What is expected
Restate the data word for word and leave the images out.
** START OF Dataset excerpt **
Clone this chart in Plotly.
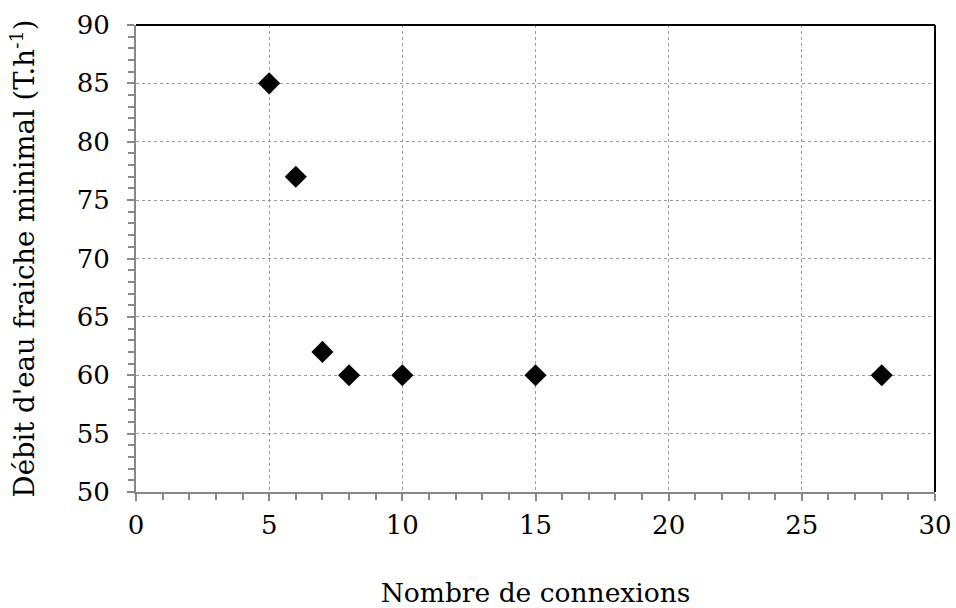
import plotly.graph_objects as go

# Nombre de connexions vs débit d'eau fraiche minimal
connexions = [5, 6, 7, 8, 10, 15, 28]
debit_min = [85, 77, 62, 60, 60, 60, 60]

x_ticks = [0, 5, 10, 15, 20, 25, 30]
y_ticks = [50, 55, 60, 65, 70, 75, 80, 85, 90]

FONT = "DejaVu Serif"
AXIS_GRAY = "#878787"
TICK_SIZE = 26
X_TITLE_SIZE = 26.5
Y_TITLE_SIZE = 27.5

fig = go.Figure()
fig.add_trace(go.Scatter(
    x=connexions, y=debit_min, mode="markers",
    marker=dict(symbol="diamond", size=17, color="black"),
    showlegend=False,
))

fig.update_layout(
    width=956, height=608,
    margin=dict(l=136, r=21, t=25, b=116),
    paper_bgcolor="white", plot_bgcolor="white",
    font=dict(family=FONT, size=TICK_SIZE, color="black"),
    xaxis=dict(
        range=[0, 30], tickvals=x_ticks, ticktext=[str(v) for v in x_ticks],
        tickfont=dict(family=FONT, size=TICK_SIZE, color="black"),
        showline=True, linecolor=AXIS_GRAY, linewidth=2,
        ticks="outside", ticklen=7, tickwidth=2, tickcolor=AXIS_GRAY,
        minor=dict(dtick=1, ticks="outside", ticklen=6, tickwidth=2,
                   tickcolor=AXIS_GRAY, showgrid=False),
        showgrid=True, gridcolor="#9a9a9a", griddash="dot", gridwidth=1,
        zeroline=False, ticklabelstandoff=2, automargin=False,
        title=dict(text="Nombre de connexions", standoff=45,
                   font=dict(family=FONT, size=X_TITLE_SIZE, color="black")),
    ),
    yaxis=dict(
        range=[50, 90], tickvals=y_ticks, ticktext=[str(v) for v in y_ticks],
        tickfont=dict(family=FONT, size=TICK_SIZE, color="black"),
        showline=True, linecolor=AXIS_GRAY, linewidth=2,
        ticks="outside", ticklen=7, tickwidth=2, tickcolor=AXIS_GRAY,
        minor=dict(dtick=1, ticks="outside", ticklen=6, tickwidth=2,
                   tickcolor=AXIS_GRAY, showgrid=False),
        showgrid=True, gridcolor="#9a9a9a", griddash="dot", gridwidth=1,
        zeroline=False, ticklabelstandoff=12, automargin=False,
        title=dict(text="Débit d'eau fraiche minimal (T.h<sup>-1</sup>)",
                   standoff=34, font=dict(family=FONT, size=Y_TITLE_SIZE, color="black")),
    ),
)

# Black frame on the top and right sides of the plot area
fig.add_shape(type="line", xref="paper", yref="paper", x0=0, x1=1, y0=1, y1=1,
              line=dict(color="black", width=2))
fig.add_shape(type="line", xref="paper", yref="paper", x0=1, x1=1, y0=0, y1=1,
              line=dict(color="black", width=2))

fig.write_html("out.html")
** END OF Dataset excerpt **
Full solution
Clone this chart in Plotly.
import plotly.graph_objects as go

# Nombre de connexions vs débit d'eau fraiche minimal
connexions = [5, 6, 7, 8, 10, 15, 28]
debit_min = [85, 77, 62, 60, 60, 60, 60]

x_ticks = [0, 5, 10, 15, 20, 25, 30]
y_ticks = [50, 55, 60, 65, 70, 75, 80, 85, 90]

FONT = "DejaVu Serif"
AXIS_GRAY = "#878787"
TICK_SIZE = 26
X_TITLE_SIZE = 26.5
Y_TITLE_SIZE = 27.5

fig = go.Figure()
fig.add_trace(go.Scatter(
    x=connexions, y=debit_min, mode="markers",
    marker=dict(symbol="diamond", size=17, color="black"),
    showlegend=False,
))

fig.update_layout(
    width=956, height=608,
    margin=dict(l=136, r=21, t=25, b=116),
    paper_bgcolor="white", plot_bgcolor="white",
    font=dict(family=FONT, size=TICK_SIZE, color="black"),
    xaxis=dict(
        range=[0, 30], tickvals=x_ticks, ticktext=[str(v) for v in x_ticks],
        tickfont=dict(family=FONT, size=TICK_SIZE, color="black"),
        showline=True, linecolor=AXIS_GRAY, linewidth=2,
        ticks="outside", ticklen=7, tickwidth=2, tickcolor=AXIS_GRAY,
        minor=dict(dtick=1, ticks="outside", ticklen=6, tickwidth=2,
                   tickcolor=AXIS_GRAY, showgrid=False),
        showgrid=True, gridcolor="#9a9a9a", griddash="dot", gridwidth=1,
        zeroline=False, ticklabelstandoff=2, automargin=False,
        title=dict(text="Nombre de connexions", standoff=45,
                   font=dict(family=FONT, size=X_TITLE_SIZE, color="black")),
    ),
    yaxis=dict(
        range=[50, 90], tickvals=y_ticks, ticktext=[str(v) for v in y_ticks],
        tickfont=dict(family=FONT, size=TICK_SIZE, color="black"),
        showline=True, linecolor=AXIS_GRAY, linewidth=2,
        ticks="outside", ticklen=7, tickwidth=2, tickcolor=AXIS_GRAY,
        minor=dict(dtick=1, ticks="outside", ticklen=6, tickwidth=2,
                   tickcolor=AXIS_GRAY, showgrid=False),
        showgrid=True, gridcolor="#9a9a9a", griddash="dot", gridwidth=1,
        zeroline=False, ticklabelstandoff=12, automargin=False,
        title=dict(text="Débit d'eau fraiche minimal (T.h<sup>-1</sup>)",
                   standoff=34, font=dict(family=FONT, size=Y_TITLE_SIZE, color="black")),
    ),
)

# Black frame on the top and right sides of the plot area
fig.add_shape(type="line", xref="paper", yref="paper", x0=0, x1=1, y0=1, y1=1,
              line=dict(color="black", width=2))
fig.add_shape(type="line", xref="paper", yref="paper", x0=1, x1=1, y0=0, y1=1,
              line=dict(color="black", width=2))

fig.write_html("out.html")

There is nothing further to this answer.